Will LED Light Take Over the Jobsite in 2016?

DIY LED Lighting

We are seeing huge leaps forward in LED lighting especially in temporary and cordless, ideal for jobsite lighting. At the same time we are seeing DIYers and LED hobbyists making some very impressive leaps as well. Will 2016 be the year we see LEDs take over the jobsite? First lets start with our criteria for a really good general purpose jobsite worklight. Light output of 12,000-20,000 lumen would be key, ideally some sort of adjustable control to direct light between 180 and 360 degrees. It would be tall and adjustable with light from above eye level. It would be easy to setup/transport. It would be tough enough to take a fall and handle jobsite conditions. It could run all day with several hours between battery swaps or recharging, possibly using multiple batteries or something else. It could run off AC power and charge the battery when not in use. It would do all this for under $400 and the price would go down steadily from there. Obviously all the jobsites won’t change overnight but it would start the ball rolling.

The video above shows a homemade LED Light system using 10x 100w LEDs for a total of 1000W with roughly 90,000 lumens. Basic supplies of LED 100w chips, voltage converters and convex lens can be purchase for under $25 a set, SEE HERE. Basic components, plus heat sinks and a power source you can build your own crazy spot light for mid $300ish.  Using a couple of RC batteries this array can be powered for 10 minutes, of course to use constantly as a jobsite light this thing would overhead way to fast (video said never used for more than a few minutes at a time) but it’s a very cool concept. Apparently there a few other folks out there looking for a better LED lighting solution as the video currently has almost 3 million views. We’d be happy with just 2 chips and 18,000 lumens.

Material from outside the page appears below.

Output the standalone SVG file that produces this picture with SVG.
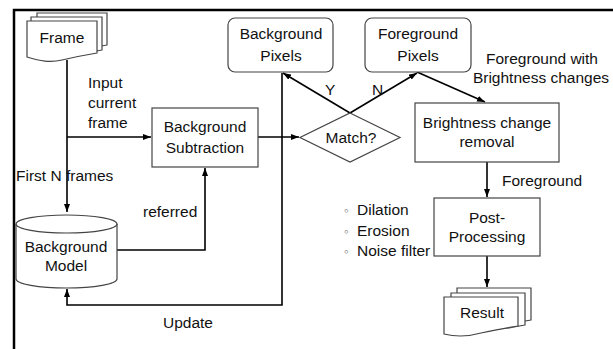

Recently we made a video with the inventor of the 20,000 lumen CFL work light IN360LIGHT ($270 w/stand). This is an awesome light that really makes a huge work area very bright and whole setup is easy to setup/transport. Power usage is pretty low although still corded, doesn’t make much heat and bulbs (included) will last for many years. The design is very rugged so normal bumps are ok however it still uses CFL bulbs which themselves can’t take a fall, especially at the full 7’ extended height. So if it doesn’t ever get knocked over you’ll be very happy for many year. In360Light is very close to having LED & Cordless LED versions available at a “reasonable price” which hopefully will be coming in 2016. The trouble isn’t getting the LED to produce 10,000-20,000 lumens, as you can see in the first video is possible, the tough part is getting the price down to where people might actually buy it, 2016 could be that year.

Milwaukee Tools also gives us a lot of promise for finding a better jobsite solution in 2016 as they are staying up on their LED tech and recently released 2 impressive new LED light in the M18 Worklight Stand 2130-20 ($249) with 2,000 lumens and the M18 Floodlight HP 2360-20 ($149) with 3,000 lumens which can also run on AC. The response has been very good, even at the $250 price, which we thought might turn people off. Unfortunately it would seem people are just so frustrated with their current lighting options they are willing to pay. This week (12/14/15) you can actually win one of the M18 2130-20 with M18 Battery & Charger ($400 value) in our Coptool Epic Friday Giveaway! These are great solutions for a lot of applications however still can’t fully address the larger jobsite need.

We are seeing all the different components in these various lighting options now we just need them all to come together in a well priced solution. Will that solution come from a power tool brands like Milwaukee, a power cord & lighting company like Voltec or a small outsider like In360LIGHT? Good news is, it is coming and within a couple of years we think solutions like this will be readily available and probably pretty affordable. Once it does gets figured out, next we’ll ask for an “intrinsically safe” version for all our friends in the utilities, natural resources and other hazardous environments.